The chemical search is painful to work out what the right parameters are.
Originally, we limited it to 'smallMolecule' to get rid of the answers that were '1mg asprin', '2 mg asprin' etc.
Digging further into this, there are still some drugs that don't show up even if we allow the broader search of 'chemicalentity'
Sampled the top 50 grossing drugs and removed 1 : n = 49 Searching for the brand name:
Summary I have not identified a set of parameters that keep out the drugs with 'mg' in the canonical name while also returning the max number of drugs actually in the system, and doing it without duplicates.
Fingers crossed for drug conflation!
tagging here @vdancik for future follow up on this issue regarding the Ferumoxytol/feraheme use case (I retested the au tocomplete today on CI but I am still unable to query the compound)
Update: we talked a bit about expanding the types for the chemical autocomplete at the last Relay, and our main concern is that we'll need to do some testing to make sure we don't include duplicates or crappy results. This would fix ferumoxytol, which still can't be searched for, but that's because it's a biolink:SmallMolecule: PUBCHEM.COMPOUND:6432052 "ferumoxytol" is the first result on NameLookup, but this is classified as a biolink:MolecularMixture. I think we might be able to get this done by Guppy.
We have some improvements to chemical names in the latest NameLookup (currently in Prod), but the way in which we do drug conflation prefers the drug name instead of the brand name (which is what @Genomewide found last year as well).
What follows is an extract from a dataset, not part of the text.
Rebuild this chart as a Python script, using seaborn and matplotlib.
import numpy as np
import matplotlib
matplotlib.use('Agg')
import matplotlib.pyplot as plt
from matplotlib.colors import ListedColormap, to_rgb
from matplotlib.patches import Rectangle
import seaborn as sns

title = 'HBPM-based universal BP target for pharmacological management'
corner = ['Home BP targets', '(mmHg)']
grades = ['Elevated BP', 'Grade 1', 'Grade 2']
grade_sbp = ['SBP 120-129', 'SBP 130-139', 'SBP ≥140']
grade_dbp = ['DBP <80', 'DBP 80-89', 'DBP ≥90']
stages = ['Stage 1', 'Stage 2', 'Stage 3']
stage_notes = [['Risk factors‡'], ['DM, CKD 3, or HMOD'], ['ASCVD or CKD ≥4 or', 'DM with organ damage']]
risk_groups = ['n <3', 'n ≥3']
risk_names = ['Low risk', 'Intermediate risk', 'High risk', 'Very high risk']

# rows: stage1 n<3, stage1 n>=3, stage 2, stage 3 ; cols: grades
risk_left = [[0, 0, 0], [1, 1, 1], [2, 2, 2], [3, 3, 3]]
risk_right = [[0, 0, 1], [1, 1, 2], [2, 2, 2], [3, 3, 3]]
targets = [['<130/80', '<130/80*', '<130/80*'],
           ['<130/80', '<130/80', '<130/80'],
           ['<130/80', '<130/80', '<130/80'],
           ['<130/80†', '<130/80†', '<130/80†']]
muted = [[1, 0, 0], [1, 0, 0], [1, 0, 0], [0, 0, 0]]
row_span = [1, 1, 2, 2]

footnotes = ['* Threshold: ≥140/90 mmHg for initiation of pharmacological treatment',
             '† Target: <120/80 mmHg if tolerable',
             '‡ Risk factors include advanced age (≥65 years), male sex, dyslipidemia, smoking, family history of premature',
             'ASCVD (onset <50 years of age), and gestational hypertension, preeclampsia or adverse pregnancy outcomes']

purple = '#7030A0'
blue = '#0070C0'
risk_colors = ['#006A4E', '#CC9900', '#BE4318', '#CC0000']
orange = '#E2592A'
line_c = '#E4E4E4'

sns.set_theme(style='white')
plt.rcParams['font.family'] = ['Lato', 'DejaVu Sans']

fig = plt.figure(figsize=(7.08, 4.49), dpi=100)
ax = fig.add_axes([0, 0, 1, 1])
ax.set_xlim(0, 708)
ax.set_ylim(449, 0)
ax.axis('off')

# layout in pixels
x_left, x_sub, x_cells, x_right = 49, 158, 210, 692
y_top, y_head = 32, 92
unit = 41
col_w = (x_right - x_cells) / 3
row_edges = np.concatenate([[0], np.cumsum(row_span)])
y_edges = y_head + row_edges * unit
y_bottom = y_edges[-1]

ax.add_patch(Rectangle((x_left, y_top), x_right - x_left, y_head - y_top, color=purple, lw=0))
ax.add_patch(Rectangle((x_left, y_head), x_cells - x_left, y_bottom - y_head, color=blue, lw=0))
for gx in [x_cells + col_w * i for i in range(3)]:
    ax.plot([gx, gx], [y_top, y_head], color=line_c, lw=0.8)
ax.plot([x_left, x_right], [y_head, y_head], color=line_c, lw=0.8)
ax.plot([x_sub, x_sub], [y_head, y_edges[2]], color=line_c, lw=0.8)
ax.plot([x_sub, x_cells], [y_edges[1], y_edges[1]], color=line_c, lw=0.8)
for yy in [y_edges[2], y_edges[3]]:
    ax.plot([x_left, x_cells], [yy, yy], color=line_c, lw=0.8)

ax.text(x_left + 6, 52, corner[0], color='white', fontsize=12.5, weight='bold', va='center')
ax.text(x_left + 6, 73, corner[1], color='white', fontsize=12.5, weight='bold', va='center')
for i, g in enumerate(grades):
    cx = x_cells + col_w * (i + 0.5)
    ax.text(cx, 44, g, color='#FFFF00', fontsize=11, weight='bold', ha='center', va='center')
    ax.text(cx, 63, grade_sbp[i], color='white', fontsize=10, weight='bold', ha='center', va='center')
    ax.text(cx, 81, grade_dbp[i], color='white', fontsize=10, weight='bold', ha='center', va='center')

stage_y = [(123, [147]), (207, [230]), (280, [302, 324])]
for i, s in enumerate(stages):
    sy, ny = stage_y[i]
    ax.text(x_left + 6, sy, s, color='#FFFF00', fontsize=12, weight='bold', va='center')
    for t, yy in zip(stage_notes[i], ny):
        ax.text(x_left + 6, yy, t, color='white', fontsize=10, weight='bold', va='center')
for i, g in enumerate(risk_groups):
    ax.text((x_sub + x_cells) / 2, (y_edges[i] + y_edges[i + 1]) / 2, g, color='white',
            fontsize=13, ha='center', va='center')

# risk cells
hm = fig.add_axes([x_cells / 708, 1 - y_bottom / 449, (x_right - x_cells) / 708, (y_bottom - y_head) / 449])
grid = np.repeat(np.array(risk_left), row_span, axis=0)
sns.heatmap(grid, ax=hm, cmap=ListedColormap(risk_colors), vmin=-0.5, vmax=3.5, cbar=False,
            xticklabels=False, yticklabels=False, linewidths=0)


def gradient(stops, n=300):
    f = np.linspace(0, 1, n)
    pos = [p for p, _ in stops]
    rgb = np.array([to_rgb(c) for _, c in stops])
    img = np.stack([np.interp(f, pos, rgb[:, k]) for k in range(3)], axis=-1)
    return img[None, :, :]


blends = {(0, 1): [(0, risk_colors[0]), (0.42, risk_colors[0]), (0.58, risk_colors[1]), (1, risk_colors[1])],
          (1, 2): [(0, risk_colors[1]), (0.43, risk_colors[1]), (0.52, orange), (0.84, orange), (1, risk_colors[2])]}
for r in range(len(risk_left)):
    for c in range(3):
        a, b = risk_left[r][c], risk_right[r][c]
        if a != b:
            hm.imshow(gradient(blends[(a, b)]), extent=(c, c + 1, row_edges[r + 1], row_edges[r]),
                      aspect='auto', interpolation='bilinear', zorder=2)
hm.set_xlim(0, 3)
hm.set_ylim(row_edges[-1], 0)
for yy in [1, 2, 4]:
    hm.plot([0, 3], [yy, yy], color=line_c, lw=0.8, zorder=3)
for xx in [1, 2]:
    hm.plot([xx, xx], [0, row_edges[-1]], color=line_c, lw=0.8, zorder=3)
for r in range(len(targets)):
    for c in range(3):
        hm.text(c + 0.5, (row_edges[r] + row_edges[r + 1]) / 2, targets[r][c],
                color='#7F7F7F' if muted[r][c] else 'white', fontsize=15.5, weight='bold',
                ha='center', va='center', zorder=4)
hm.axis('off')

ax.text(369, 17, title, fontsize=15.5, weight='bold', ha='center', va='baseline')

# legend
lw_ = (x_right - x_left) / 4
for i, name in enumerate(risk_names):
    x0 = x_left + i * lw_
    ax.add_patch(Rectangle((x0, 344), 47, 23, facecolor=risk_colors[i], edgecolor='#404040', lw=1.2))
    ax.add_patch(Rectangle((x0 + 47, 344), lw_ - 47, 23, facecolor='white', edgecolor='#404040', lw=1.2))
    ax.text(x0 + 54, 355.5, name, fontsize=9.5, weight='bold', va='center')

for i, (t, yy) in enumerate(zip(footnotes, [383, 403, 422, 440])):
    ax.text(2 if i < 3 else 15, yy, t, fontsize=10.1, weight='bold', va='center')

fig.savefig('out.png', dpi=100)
I think that is what we want (see e.g. https://github.com/NCATSTranslator/Feedback/issues/461), but if not, there are some things we could do (in increasing order of difficulty):
We should be able to come up with a plan for what exactly we want here by Guppy, but I'm not sure how much beyond that it will take to implement the technical solution to the problem that we come up with.
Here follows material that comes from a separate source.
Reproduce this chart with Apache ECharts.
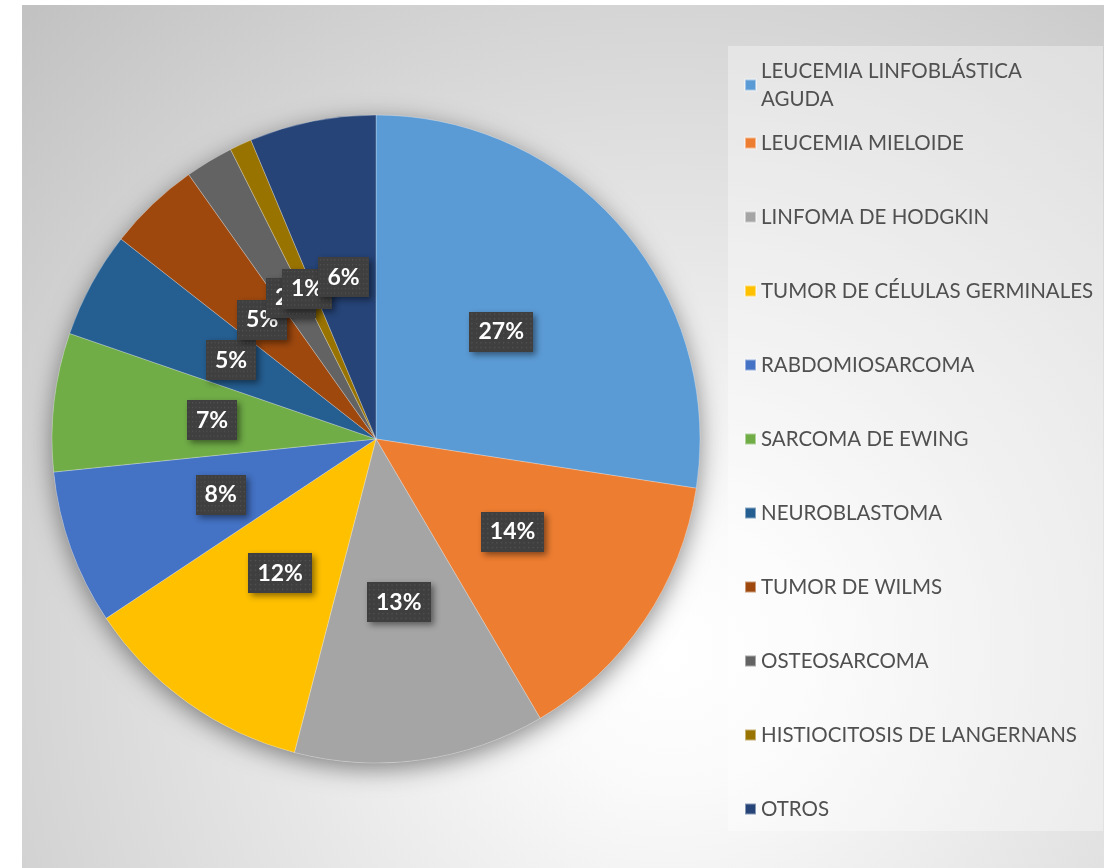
<!DOCTYPE html>
<html>
<head>
<meta charset="utf-8">
<script src="https://cdn.jsdelivr.net/npm/echarts@6/dist/echarts.min.js"></script>
<style>
  html, body { margin: 0; padding: 0; background: #fff; }
  #chart { width: 1104px; height: 868px; }
</style>
</head>
<body>
<div id="chart"></div>
<script>
const categories = [
  'LEUCEMIA LINFOBLÁSTICA AGUDA',
  'LEUCEMIA MIELOIDE',
  'LINFOMA DE HODGKIN',
  'TUMOR DE CÉLULAS GERMINALES',
  'RABDOMIOSARCOMA',
  'SARCOMA DE EWING',
  'NEUROBLASTOMA',
  'TUMOR DE WILMS',
  'OSTEOSARCOMA',
  'HISTIOCITOSIS DE LANGERNANS',
  'OTROS',
];
const values = [27.4, 14.1, 12.5, 11.6, 7.7, 6.9, 5.3, 4.6, 2.4, 1.1, 6.3];
const colors = [
  '#5B9BD5', '#ED7D31', '#A5A5A5', '#FFC000', '#4472C4', '#70AD47',
  '#255E91', '#9E480E', '#636363', '#997300', '#264478',
];

const chart = echarts.init(document.getElementById('chart'));

const total = values.reduce((a, b) => a + b, 0);
const pieData = categories.map((name, i) => ({
  name: name,
  value: values[i],
  itemStyle: { color: colors[i] },
}));

// dotted dark fill for the data labels
const dots = document.createElement('canvas');
dots.width = 70;
dots.height = 42;
const dctx = dots.getContext('2d');
dctx.fillStyle = '#3f3f3f';
dctx.fillRect(0, 0, dots.width, dots.height);
dctx.fillStyle = '#555555';
for (let y = 2; y < dots.height; y += 5) {
  for (let x = 2; x < dots.width; x += 5) {
    dctx.fillRect(x, y, 1.4, 1.4);
  }
}

const legendText = {
  fontFamily: 'Lato, "Open Sans", sans-serif',
  fontSize: 20.5,
  color: '#505050',
  lineHeight: 28,
};

const option = {
  backgroundColor: '#ffffff',
  animation: false,
  graphic: [
    {
      type: 'rect',
      z: -10,
      silent: true,
      shape: { x: 22, y: 5, width: 1082, height: 863 },
      style: {
        fill: new echarts.graphic.RadialGradient(0.6, 0.75, 1.05, [
          { offset: 0, color: '#ffffff' },
          { offset: 0.15, color: '#fafafa' },
          { offset: 1, color: '#c2c2c2' },
        ]),
      },
    },
    {
      type: 'rect',
      z: -9,
      silent: true,
      shape: { x: 728, y: 46, width: 375, height: 785 },
      style: { fill: 'rgba(255,255,255,0.35)' },
    },
  ],
  legend: [
    {
      orient: 'vertical',
      left: 739,
      top: 38,
      itemWidth: 11,
      itemHeight: 11,
      icon: 'rect',
      data: categories.slice(0, 1),
      formatter: (n) => n.replace(' AGUDA', '\nAGUDA'),
      textStyle: Object.assign({}, legendText, { padding: [28, 0, 0, 0] }),
    },
    {
      orient: 'vertical',
      left: 739,
      top: 124,
      itemWidth: 11,
      itemHeight: 11,
      itemGap: 46,
      icon: 'rect',
      data: categories.slice(1),
      textStyle: legendText,
    },
  ],
  series: [
    {
      // soft shadow under the pie
      type: 'pie',
      silent: true,
      z: 1,
      center: [376, 439],
      radius: 324,
      label: { show: false },
      labelLine: { show: false },
      data: [{ value: total, name: '', itemStyle: {
        color: '#cfcfcf',
        shadowBlur: 24,
        shadowColor: 'rgba(0,0,0,0.45)',
        shadowOffsetY: 6,
      } }],
      legendHoverLink: false,
      tooltip: { show: false },
    },
    {
      type: 'pie',
      z: 2,
      center: [376, 439],
      radius: 324,
      startAngle: 90,
      clockwise: true,
      avoidLabelOverlap: false,
      labelLayout: { hideOverlap: false },
      itemStyle: {
        borderColor: 'rgba(255,255,255,0.45)',
        borderWidth: 0.6,
      },
      label: {
        show: true,
        position: 'inside',
        formatter: (p) => Math.round(p.value / total * 100) + '%',
        color: '#ffffff',
        fontFamily: 'Lato, "Open Sans", sans-serif',
        fontWeight: 'bold',
        fontSize: 23,
        backgroundColor: { image: dots },
        padding: [9, 9, 8, 9],
        shadowBlur: 6,
        shadowOffsetX: 3,
        shadowOffsetY: 3,
        shadowColor: 'rgba(0,0,0,0.45)',
      },
      labelLine: { show: false },
      emphasis: { disabled: true },
      data: pieData,
    },
  ],
};

chart.setOption(option);
</script>
</body>
</html>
was there a change that is included in Guppy? I can't tell what it would be, and it seems to behave the same as it ever was in CI
I wasn't able to meet up with UI to come up with a plan during this sprint, but I was able to extend NameRes' type filtering so that you can now search for multiple Biolink types at once, which would allow UI to allow e.g. biolink:Drug or biolink:SmallMolecule or biolink:MolecularMixture. So we can at least play around with options for broadening this without messing up around with the cliques or anything. I'll see if I can organize a meeting with UI over the next Translator Relay to think about options for fixing this fully in Hammerhead.
@gaurav it looks like the same behavior in Hammerhead in Test. @dnsmith124 are there changes expected from the UI to address this in the UI's Hammerhead release?
@sstemann we do not currently have plans to make any changes here for Hammerhead, though we can shift our priorities to make a change if we need to.
This issue is related to issue #149 when retesting using Ferumoxytol/Feraheme. We cannot search for this compound anymore.